We have submitted a clean bill (this means it has no amendments or compromises attached to it). We are asking for one thing and one thing only: that every adult adoptee over the age of 18 be allowed to have a non-certified copy of their original record of birth. It is a simple bill – but it is not an easy challenge. I know there are some for whom compromise represents a ‘sellout’. You probably should not join C.A.R.E. We welcome your support, and we want a clean bill, but we are already facing very complicated maneuverings which will probably mean we are facing some compromise. There is going to be little room for debate on this if the time comes – we are being represented by a legislator who is in this to pass the legislation, not to make a statement. I say this after only one day of walking the halls. Privacy has already come up. It is not the concern of just one legislator, it’s the concern of every legislator we’ve encountered.
I say all this not to be discouraging but to be honest and clear. Our author and lobbyist need our support for the path they see to success. They are interested in helping our group provide access to original birth records to as many adult adoptees as possible, and I believe we have a good shot at succeeding if we can achieve a broad understanding among triad members and friends for the need for this strategy, and for the nuances of language that will be necessary to succeed at our goal.
I know that many of you have taken the time to submit new language for our website and organization. Know we’ve been reviewing all of it and running it by the people who will be working this bill through the tricky seas ahead. What ends up on the website and in postings is going to be the result of legislative vetting.
I have often cited a quote of Thoreau’s when trying to help people understand that triad members are the voices which should be listened to as adoption policy is revised. To highly paraphrase Thoreau,
To navigate an ocean we should seek the counsel of shipwrecked mariners rather than find our way based on the advice of those who’ve never been out of sight of land.
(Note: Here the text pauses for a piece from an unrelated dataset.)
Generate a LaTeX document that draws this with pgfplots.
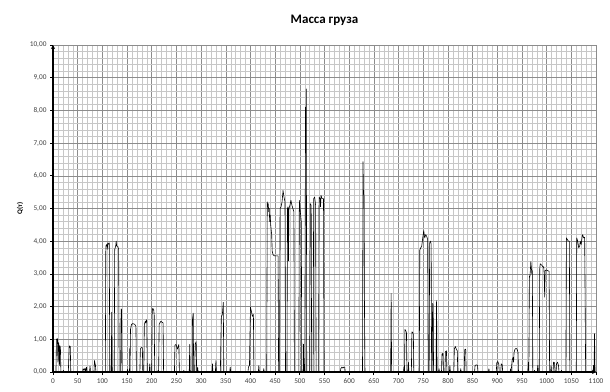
\documentclass[border=0pt]{standalone}
\usepackage{fontspec}
\setmainfont{Carlito}
\usepackage{pgfplots}
\pgfplotsset{compat=1.18}
\usetikzlibrary{arrows.meta}
\begin{document}
\begin{tikzpicture}
\useasboundingbox (-53pt,-19pt) rectangle (557pt,372pt);
\begin{axis}[
  anchor=south west, at={(0,0)},
  scale only axis, width=543pt, height=327pt,
  xmin=0, xmax=1100, ymin=0, ymax=10,
  axis lines=left,
  axis line style={black, line width=1.2pt, -{Stealth[length=4pt,width=4pt]}},
  xtick distance=50, ytick distance=1,
  minor x tick num=4, minor y tick num=4,
  grid=both,
  major grid style={draw=black!45, line width=0.5pt},
  minor grid style={draw=black!22, line width=0.4pt},
  tick align=outside, major tick length=3pt, minor tick length=0pt,
  tick style={black, line width=0.8pt},
  /pgf/number format/assume math mode=true,
  tick label style={font=\fontsize{7.3}{8}\selectfont, text=black!75},
  x tick label style={/pgf/number format/.cd, 1000 sep={}},
  y tick label style={/pgf/number format/.cd, fixed, fixed zerofill, precision=2, use comma},
  title={Масса груза},
  title style={font=\fontsize{13}{15}\selectfont\bfseries, at={(0.5,1)}, anchor=center, yshift=19pt},
  ylabel={Q(т)},
  ylabel style={font=\fontsize{7}{8}\selectfont\bfseries, at={(axis description cs:-0.0608,0.5)}, anchor=center},
]
\addplot[black, line width=0.6pt, line join=round, no marks] coordinates {
(0,0)
(6,0) (7,1.0) (9,1.02) (10,0.3) (11,0.9) (12,0.85) (13,0.2) (14,0.8) (15,0.75) (16,0)
(20,0) (21,0.05) (22,0)
(31,0) (33,0.8) (35,0.78) (36,0)
(60,0) (61,0.1) (63,0.05) (65,0.12) (66,0) (68,0.15) (69,0) (74,0) (75,0.18) (76,0)
(83,0) (84,0.35) (86,0.2) (87,0)
(106,0) (107,3.85) (109,3.9) (110,3.75) (111,3.95) (113,3.9) (114,3.95) (115,0)
(118,0) (119,1.83) (120,0)
(124,0) (125,3.75) (127,3.85) (128,4.0) (129,3.85) (131,3.85) (132,3.8) (133,3.75) (134,0)
(137,0) (138,1.93) (139,1.9) (140,0)
(150,0) (151,0.08) (152,0) (155,0) (155.5,0.71) (156,0) (157,1.3) (159,1.45) (161,1.48) (164,1.47) (166,1.45) (168,1.4) (169,0)
(176,0) (177,0.7) (179,0.75) (181,0.74) (182,0)
(184,0) (185,1.45) (187,1.55) (188,1.5) (189,1.6) (190,1.55) (191,0)
(195,0) (196,0.25) (197,0)
(200,0) (201,1.85) (202,1.95) (204,1.9) (205,1.75) (206,0)
(212,0) (213,0.05) (214,0) (215,1.45) (217,1.52) (219,1.55) (221,1.52) (223,1.5) (224,0)
(246,0) (247,0.82) (249,0.84) (250,0.8) (252,0.7) (254,0.8) (255,0.84) (256,0)
(264,0) (265,0.05) (266,0)
(276,0) (277,0.84) (278,0) (282,0) (282.5,1.6) (284,1.8) (285,0) (287,0) (288,0.85) (290,0.93) (291,0)
(292,0) (293,0.15) (294,0)
(322,0) (323,0.25) (324,0) (329,0) (330,0.35) (331,0)
(339,0) (341,1.7) (343,1.75) (345,2.13) (346,0)
(358,0) (359,0.15) (360,0)
(395,0) (396,0.15) (398,0.2) (400,1.98) (402,1.85) (404,1.7) (406,1.76) (407,0)
(416,0) (417,0.2) (418,0)
(426,0) (427,0.1) (428,0)
(433,0) (434,5.2) (435,5.05) (436,5.15) (437,4.9) (438,5.0) (439,4.6) (440,4.8) (441,4.5) (443,4.2) (444,3.7) (446,3.58) (449,3.55) (452,3.55) (456,3.55) (457,0)
(459,0) (460,5.0) (462,5.05) (464,5.2) (466,5.55) (468,5.35) (470,5.2) (471,0)
(474,0) (475,5.0) (476,5.05) (477,3.4) (478,5.0) (480,5.1) (482,5.25) (484,5.1) (486,5.0) (488,4.9) (489,0)
(498,0) (499,5.25) (501,4.9) (503,4.6) (504,0)
(507,0) (507.5,0.85) (508,0)
(510,0) (511,5.0) (511.5,8.1) (512,6.7) (513,8.66) (513.5,4.85) (514,0)
(520,0) (521,5.15) (523,5.1) (524,0)
(527,0) (528,5.3) (530,5.35) (532,5.1) (533,0)
(538,0) (539,5.35) (541,5.3) (542,5.05) (543,5.4) (545,5.3) (548,5.3) (549,0)
(582,0) (583,0.1) (585,0.15) (587,0.12) (589,0.15) (591,0.15) (592,0)
(627,0) (628,6.43) (629,5.46) (630,5.4) (631,1.9) (632,0)
(684,0) (685,2.4) (686,0)
(710,0) (711,0.15) (712,0) (713,1.3) (715,1.25) (716,1.2) (717,0) (719,0) (720,0.3) (721,0) (726,0) (727,1.23) (729,1.2) (730,1.15) (731,0)
(742,0) (743,3.73) (745,3.8) (747,3.85) (749,4.1) (751,4.32) (753,4.1) (755,4.2) (757,4.15) (759,4.05) (760,0)
(762,0) (763,3.95) (765,4.0) (766,3.9) (767,0)
(768,0) (769,2.1) (770,2.05) (771,0)
(776,0) (777,2.18) (778,0)
(781,0) (782,0.1) (783,0)
(787,0) (788,0.55) (790,0.57) (791,0) (794,0) (795,0.62) (797,0.65) (798,0) (803,0) (804,0.2) (805,0)
(812,0) (813,0.7) (815,0.78) (817,0.7) (819,0.65) (820,0) (825,0) (826,0.1) (827,0) (833,0) (834,0.68) (836,0.7) (837,0)
(854,0) (855,0.2) (858,0.22) (860,0.2) (861,0)
(882,0) (883,0.1) (884,0)
(898,0) (899,0.28) (901,0.32) (903,0.25) (904,0) (907,0) (908,0.25) (910,0.22) (911,0)
(926,0) (927,0.1) (928,0) (930,0.35) (932,0.45) (933,0.3) (934,0.6) (936,0.7) (938,0.72) (940,0.7) (942,0.6) (943,0)
(962,0) (963,0.3) (964,0) (965,2.93) (966,2.9) (967,3.1) (968,3.38) (969,3.2) (970,3.0) (971,3.1) (972,0)
(975,0) (975.5,0.05) (976,0) (981,0) (982,0.2) (983,0)
(985,0) (986,3.15) (987,3.31) (989,3.28) (991,3.25) (993,3.2) (994,3.22) (995,3.0) (996,2.29) (997,3.1) (999,3.12) (1002,3.1) (1005,3.08) (1006,0)
(1008,0) (1009,0.2) (1010,0) (1013,0) (1014,0.3) (1016,0.28) (1017,0) (1019,0) (1020,0.25) (1022,0.3) (1024,0.2) (1025,0) (1029,0) (1030,0.05) (1031,0)
(1039,0) (1040,4.1) (1042,4.05) (1044,4.0) (1046,4.0) (1047,0)
(1060,0) (1061,4.1) (1063,4.0) (1065,3.8) (1067,3.85) (1068,4.0) (1070,3.9) (1072,4.15) (1073,4.2) (1075,4.1) (1077,4.12) (1078,2.2) (1079,0)
(1094,0) (1095,0.2) (1096,0) (1097,1.17) (1098,0) (1100,0)
};
\end{axis}
\end{tikzpicture}
\end{document}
Our lobbyist and author are the mariners who must chart this course. They know, much better than any of us, how to navigate these waters. Only through their wise counsel and honesty will we arrive at our destination.
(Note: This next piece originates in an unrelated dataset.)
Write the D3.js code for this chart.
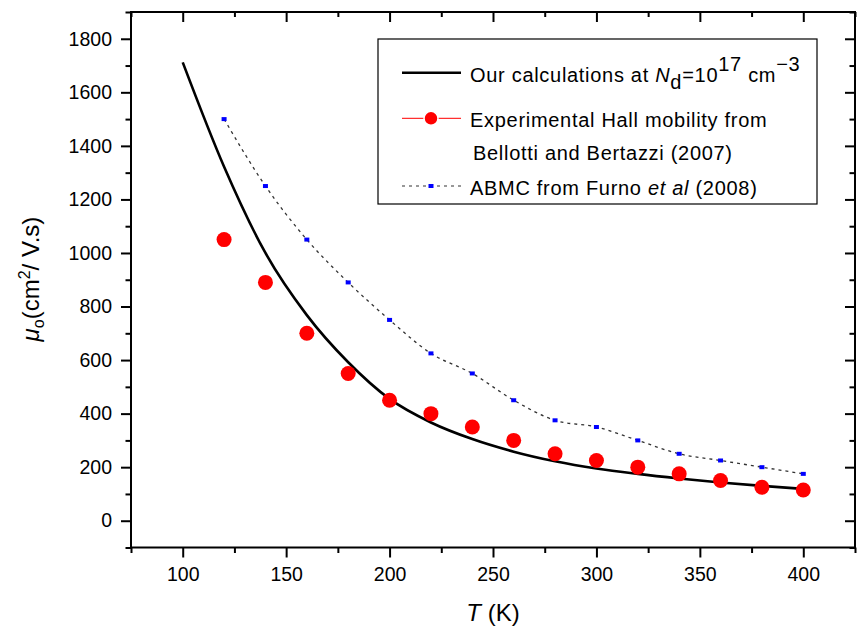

All that said, we also won’t arrive there without the support of all of you, and many other friends. Please consider joining our effort and encouraging others to as well. We have an opportunity to do much good here. My apologies if much of this has sounded didactic and rather heavy. I’m just trying to relay what I have learned about the situation we face. I’m thrilled to be involved and honored to know each of you. I want us to succeed…
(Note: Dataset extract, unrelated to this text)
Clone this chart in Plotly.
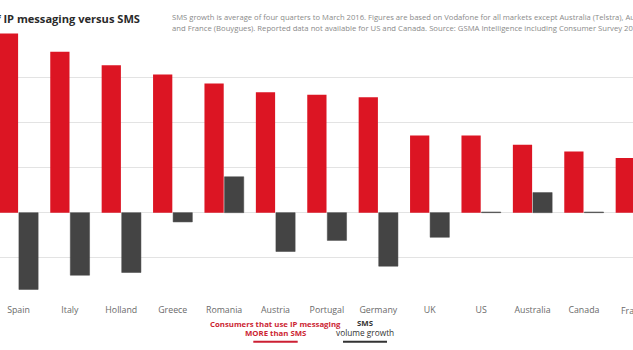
import plotly.graph_objects as go

categories = ["Spain", "Italy", "Holland", "Greece", "Romania", "Austria", "Portugal",
              "Germany", "UK", "US", "Australia", "Canada", "France"]
ip_more_than_sms = [79.3, 71.3, 65.3, 61.2, 57.2, 53.3, 52.2, 51.1, 34.2, 34.2, 30.1, 27.1, 24.2]
sms_volume_growth = [-34.0, -27.7, -26.5, -4.1, 15.9, -17.2, -12.3, -23.7, -10.9, 0.3, 8.9, 0.3, None]

W, H = 633, 350
ML, MR, MT, MB = 0, 0, 32, 47
plot_h = H - MT - MB
X_RANGE = [-0.36, 11.955]

def py(y):
    return (H - MB - y) / plot_h

def px(x):
    return x / W

def cat_paper(i):
    return (i - X_RANGE[0]) / (X_RANGE[1] - X_RANGE[0])

RED = "#dc1523"
GRAY = "#444444"
FONT = "Open Sans"

fig = go.Figure()
fig.add_trace(go.Bar(x=categories, y=ip_more_than_sms, marker=dict(color=RED, line=dict(width=0)),
                     name="Consumers that use IP messaging MORE than SMS"))
fig.add_trace(go.Bar(x=categories, y=sms_volume_growth,
                     marker=dict(color=GRAY, line=dict(color=GRAY, width=0.5)),
                     name="SMS volume growth"))

ann = []
# Title (cropped at left)
ann.append(dict(text="<b>Use of IP messaging versus SMS</b>", x=px(142), y=py(18.5), xref="paper", yref="paper",
                xanchor="right", yanchor="middle", showarrow=False,
                font=dict(family=FONT, size=11.1, color="#2a2a2a")))
note1 = ("SMS growth is average of four quarters to March 2016. Figures are based on Vodafone for all markets "
         "except Australia (Telstra), Austria (A1)")
note2 = ("and France (Bouygues). Reported data not available for US and Canada. Source: GSMA Intelligence "
         "including Consumer Survey 2015")
ann.append(dict(text=note1, x=px(170), y=py(16.7), xref="paper", yref="paper", xanchor="left", yanchor="middle",
                showarrow=False, font=dict(family=FONT, size=7.65, color="#8a8a8a")))
ann.append(dict(text=note2, x=px(170), y=py(27.8), xref="paper", yref="paper", xanchor="left", yanchor="middle",
                showarrow=False, font=dict(family=FONT, size=7.7, color="#8a8a8a")))
# France label lies just past the cropped edge of the axis
ann.append(dict(text=categories[-1], x=cat_paper(len(categories) - 1), y=py(310.7), xref="paper", yref="paper",
                xanchor="center", yanchor="middle", showarrow=False,
                font=dict(family=FONT, size=8.8, color="#6a6a6a")))
# Legend labels
LRED = "#cc1f33"
ann.append(dict(text="<b>Consumers that use IP messaging</b>", x=px(275.5), y=py(324.3), xref="paper", yref="paper",
                xanchor="center", yanchor="middle", showarrow=False, font=dict(family=FONT, size=7.8, color=LRED)))
ann.append(dict(text="<b>MORE than SMS</b>", x=px(275.5), y=py(332.9), xref="paper", yref="paper",
                xanchor="center", yanchor="middle", showarrow=False, font=dict(family=FONT, size=7.8, color=LRED)))
ann.append(dict(text="<b>SMS</b>", x=px(365), y=py(323.3), xref="paper", yref="paper",
                xanchor="center", yanchor="middle", showarrow=False, font=dict(family=FONT, size=7.8, color="#333333")))
ann.append(dict(text="volume growth", x=px(365), y=py(332.9), xref="paper", yref="paper",
                xanchor="center", yanchor="middle", showarrow=False, font=dict(family=FONT, size=8.3, color="#333333")))

shapes = [
    dict(type="line", xref="paper", yref="paper", x0=px(253.3), x1=px(297.7), y0=py(341.7), y1=py(341.7),
         line=dict(color=LRED, width=2)),
    dict(type="line", xref="paper", yref="paper", x0=px(343), x1=px(387), y0=py(341.7), y1=py(341.7),
         line=dict(color="#333333", width=2)),
]

fig.update_layout(
    width=W, height=H,
    margin=dict(l=ML, r=MR, t=MT, b=MB, pad=0),
    paper_bgcolor="white", plot_bgcolor="white",
    barmode="group", bargap=0.22, bargroupgap=0.04,
    showlegend=False,
    annotations=ann, shapes=shapes,
    xaxis=dict(range=X_RANGE, showgrid=False, zeroline=False, showline=False, ticks="",
               tickfont=dict(family=FONT, size=8.8, color="#6a6a6a")),
    yaxis=dict(range=[-40, 80], dtick=20, showgrid=True, gridcolor="#e3e3e3", gridwidth=1,
               zeroline=True, zerolinecolor="#e3e3e3", zerolinewidth=1,
               showticklabels=False, ticks="", showline=False),
)

fig.write_html("out.html")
Many thanks to all of you for your time and patience and good wishes!
If their purpose is NOT to “right a wrong” or “fight for constitutional rights” – what good are they?
Did Lincoln free some of the slaves? Did the Voting Rights Act only apply to those who could be given rights within the existing system?
I say hang ’em all.
As a woman, I’m glad the Suffragists didn’t agree to something along the lines of, “A woman may vote as long as her husband gives consent for her to do so. If unmarried, a woman’s father must give consent. If her father is no longer living, her closest male next-of kin must give consent.”
Compromise turns rights into privileges and favors.
Unequal treatment under the law is inexcusable.